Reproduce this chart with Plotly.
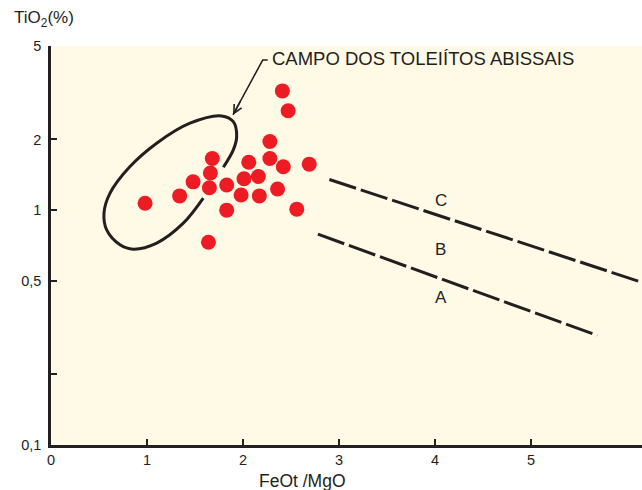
import numpy as np
import plotly.graph_objects as go

# Samples: FeOt/MgO ratio vs TiO2 (%)
feo_mgo = [0.98, 1.34, 1.48, 1.68, 1.66, 1.65, 1.83, 1.83, 1.64, 2.06, 2.01,
           2.16, 1.98, 2.17, 2.28, 2.28, 2.42, 2.36, 2.56, 2.69, 2.41, 2.47]
tio2 = [1.07, 1.15, 1.32, 1.66, 1.44, 1.245, 1.28, 1.00, 0.73, 1.60, 1.36,
        1.39, 1.16, 1.15, 1.96, 1.66, 1.53, 1.23, 1.01, 1.57, 3.22, 2.65]

# Abyssal tholeiite field outline (open on the lower-right side)
field_x = [1.586, 1.378, 1.101, 0.857, 0.719, 0.580, 0.552, 0.615, 0.823,
           1.101, 1.448, 1.778, 1.899, 1.934, 1.899, 1.795]
field_y = [1.125, 0.880, 0.724, 0.682, 0.712, 0.824, 0.971, 1.181, 1.533,
           1.928, 2.345, 2.519, 2.381, 2.056, 1.805, 1.523]

# Field boundaries (dashed lines separating A, B, C)
line_cb_x = [2.90, 6.156]
line_cb_y = [1.35, 0.4926]
line_ba_x = [2.78, 5.69]
line_ba_y = [0.79, 0.2927]

field_labels = ["C", "B", "A"]
field_label_x = [4.06, 4.06, 4.06]
field_label_y = [1.104, 0.682, 0.4255]

# leader from the field name to the outline (stub, elbow, tip)
leader_x = [2.257, 2.205, 1.896]
leader_y = [4.357, 4.357, 2.543]

x_ticks = [0, 1, 2, 3, 4, 5]
y_ticks = [0.1, 0.2, 0.5, 1, 2, 5]
y_tick_text = ["0,1", "", "0,5", "1", "2", "5"]

INK = "#231F20"
RED = "#ED1C24"
BG = "#FFFAE6"
FONT = "Liberation Sans, Arial, sans-serif"

L, T, B = 51, 46, 44.5
W, H = 642, 490
PW = W - L
PH = H - T - B
X_MAX = 6.156
LOG_MIN, LOG_MAX = -1.0, np.log10(5)

fig = go.Figure()

fig.add_trace(go.Scatter(x=field_x, y=field_y, mode="lines",
                         line=dict(color=INK, width=3, shape="spline",
                                   smoothing=1.0),
                         hoverinfo="skip"))

for lx, ly in [(line_cb_x, line_cb_y), (line_ba_x, line_ba_y)]:
    fig.add_trace(go.Scatter(x=lx, y=ly, mode="lines",
                             line=dict(color=INK, width=3, dash="28px,5px"),
                             hoverinfo="skip"))

fig.add_trace(go.Scatter(x=feo_mgo, y=tio2, mode="markers",
                         marker=dict(color=RED, size=15, line=dict(width=0))))

fig.add_trace(go.Scatter(x=leader_x, y=leader_y, mode="lines",
                         line=dict(color=INK, width=1.5), hoverinfo="skip"))

# arrowhead at the leader tip, aligned with the leader direction
annotations = [
    dict(x=leader_x[-1], y=np.log10(leader_y[-1]), xref="x", yref="y",
         text="", font=dict(size=1), showarrow=True, ax=8.1, ay=-15,
         arrowhead=5, arrowsize=1.1, arrowwidth=1.5, arrowcolor=INK),
    dict(x=2.28, y=np.log10(4.43), xref="x", yref="y",
         text="CAMPO DOS TOLEIÍTOS ABISSAIS", showarrow=False,
         xanchor="left", yanchor="middle", font=dict(size=18.5, color=INK)),
    dict(x=-0.0665, y=1 + (T - 19) / PH, xref="paper", yref="paper",
         text="TiO<sub>2</sub>(%)", showarrow=False, xanchor="left",
         yanchor="middle", font=dict(size=17, color=INK)),
    dict(x=(302.5 - L) / PW, y=-(481.7 - (H - B)) / PH, xref="paper",
         yref="paper", text="FeOt /MgO", showarrow=False, xanchor="center",
         yanchor="middle", font=dict(size=17.5, color=INK)),
]
for lab, lx, ly in zip(field_labels, field_label_x, field_label_y):
    annotations.append(dict(x=lx, y=np.log10(ly), xref="x", yref="y", text=lab,
                            showarrow=False, font=dict(size=17, color=INK)))

fig.update_layout(
    width=W, height=H,
    margin=dict(l=L, r=0, t=T, b=B, pad=0),
    paper_bgcolor="white", plot_bgcolor=BG,
    showlegend=False,
    font=dict(family=FONT, color=INK),
    annotations=annotations,
    xaxis=dict(range=[0, X_MAX], tickvals=x_ticks, ticks="inside",
               ticklen=6, tickwidth=2, tickcolor=INK, showline=True,
               linecolor=INK, linewidth=2.5, showgrid=False, zeroline=False,
               tickfont=dict(size=14.5, color=INK)),
    yaxis=dict(type="log", range=[LOG_MIN, LOG_MAX], tickvals=y_ticks,
               ticktext=y_tick_text, ticks="inside", ticklen=6, tickwidth=2,
               tickcolor=INK, showline=True, linecolor=INK, linewidth=2.5,
               showgrid=False, zeroline=False, ticklabelstandoff=4,
               tickfont=dict(size=14.5, color=INK)),
)

fig.write_html("out.html")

* _WHAT TO PRODUCE_
Would you return the data exactly as written, without the pictures?

* _EXERCISE RESULT_
Reproduce this chart with Plotly.
import numpy as np
import plotly.graph_objects as go

# Samples: FeOt/MgO ratio vs TiO2 (%)
feo_mgo = [0.98, 1.34, 1.48, 1.68, 1.66, 1.65, 1.83, 1.83, 1.64, 2.06, 2.01,
           2.16, 1.98, 2.17, 2.28, 2.28, 2.42, 2.36, 2.56, 2.69, 2.41, 2.47]
tio2 = [1.07, 1.15, 1.32, 1.66, 1.44, 1.245, 1.28, 1.00, 0.73, 1.60, 1.36,
        1.39, 1.16, 1.15, 1.96, 1.66, 1.53, 1.23, 1.01, 1.57, 3.22, 2.65]

# Abyssal tholeiite field outline (open on the lower-right side)
field_x = [1.586, 1.378, 1.101, 0.857, 0.719, 0.580, 0.552, 0.615, 0.823,
           1.101, 1.448, 1.778, 1.899, 1.934, 1.899, 1.795]
field_y = [1.125, 0.880, 0.724, 0.682, 0.712, 0.824, 0.971, 1.181, 1.533,
           1.928, 2.345, 2.519, 2.381, 2.056, 1.805, 1.523]

# Field boundaries (dashed lines separating A, B, C)
line_cb_x = [2.90, 6.156]
line_cb_y = [1.35, 0.4926]
line_ba_x = [2.78, 5.69]
line_ba_y = [0.79, 0.2927]

field_labels = ["C", "B", "A"]
field_label_x = [4.06, 4.06, 4.06]
field_label_y = [1.104, 0.682, 0.4255]

# leader from the field name to the outline (stub, elbow, tip)
leader_x = [2.257, 2.205, 1.896]
leader_y = [4.357, 4.357, 2.543]

x_ticks = [0, 1, 2, 3, 4, 5]
y_ticks = [0.1, 0.2, 0.5, 1, 2, 5]
y_tick_text = ["0,1", "", "0,5", "1", "2", "5"]

INK = "#231F20"
RED = "#ED1C24"
BG = "#FFFAE6"
FONT = "Liberation Sans, Arial, sans-serif"

L, T, B = 51, 46, 44.5
W, H = 642, 490
PW = W - L
PH = H - T - B
X_MAX = 6.156
LOG_MIN, LOG_MAX = -1.0, np.log10(5)

fig = go.Figure()

fig.add_trace(go.Scatter(x=field_x, y=field_y, mode="lines",
                         line=dict(color=INK, width=3, shape="spline",
                                   smoothing=1.0),
                         hoverinfo="skip"))

for lx, ly in [(line_cb_x, line_cb_y), (line_ba_x, line_ba_y)]:
    fig.add_trace(go.Scatter(x=lx, y=ly, mode="lines",
                             line=dict(color=INK, width=3, dash="28px,5px"),
                             hoverinfo="skip"))

fig.add_trace(go.Scatter(x=feo_mgo, y=tio2, mode="markers",
                         marker=dict(color=RED, size=15, line=dict(width=0))))

fig.add_trace(go.Scatter(x=leader_x, y=leader_y, mode="lines",
                         line=dict(color=INK, width=1.5), hoverinfo="skip"))

# arrowhead at the leader tip, aligned with the leader direction
annotations = [
    dict(x=leader_x[-1], y=np.log10(leader_y[-1]), xref="x", yref="y",
         text="", font=dict(size=1), showarrow=True, ax=8.1, ay=-15,
         arrowhead=5, arrowsize=1.1, arrowwidth=1.5, arrowcolor=INK),
    dict(x=2.28, y=np.log10(4.43), xref="x", yref="y",
         text="CAMPO DOS TOLEIÍTOS ABISSAIS", showarrow=False,
         xanchor="left", yanchor="middle", font=dict(size=18.5, color=INK)),
    dict(x=-0.0665, y=1 + (T - 19) / PH, xref="paper", yref="paper",
         text="TiO<sub>2</sub>(%)", showarrow=False, xanchor="left",
         yanchor="middle", font=dict(size=17, color=INK)),
    dict(x=(302.5 - L) / PW, y=-(481.7 - (H - B)) / PH, xref="paper",
         yref="paper", text="FeOt /MgO", showarrow=False, xanchor="center",
         yanchor="middle", font=dict(size=17.5, color=INK)),
]
for lab, lx, ly in zip(field_labels, field_label_x, field_label_y):
    annotations.append(dict(x=lx, y=np.log10(ly), xref="x", yref="y", text=lab,
                            showarrow=False, font=dict(size=17, color=INK)))

fig.update_layout(
    width=W, height=H,
    margin=dict(l=L, r=0, t=T, b=B, pad=0),
    paper_bgcolor="white", plot_bgcolor=BG,
    showlegend=False,
    font=dict(family=FONT, color=INK),
    annotations=annotations,
    xaxis=dict(range=[0, X_MAX], tickvals=x_ticks, ticks="inside",
               ticklen=6, tickwidth=2, tickcolor=INK, showline=True,
               linecolor=INK, linewidth=2.5, showgrid=False, zeroline=False,
               tickfont=dict(size=14.5, color=INK)),
    yaxis=dict(type="log", range=[LOG_MIN, LOG_MAX], tickvals=y_ticks,
               ticktext=y_tick_text, ticks="inside", ticklen=6, tickwidth=2,
               tickcolor=INK, showline=True, linecolor=INK, linewidth=2.5,
               showgrid=False, zeroline=False, ticklabelstandoff=4,
               tickfont=dict(size=14.5, color=INK)),
)

fig.write_html("out.html")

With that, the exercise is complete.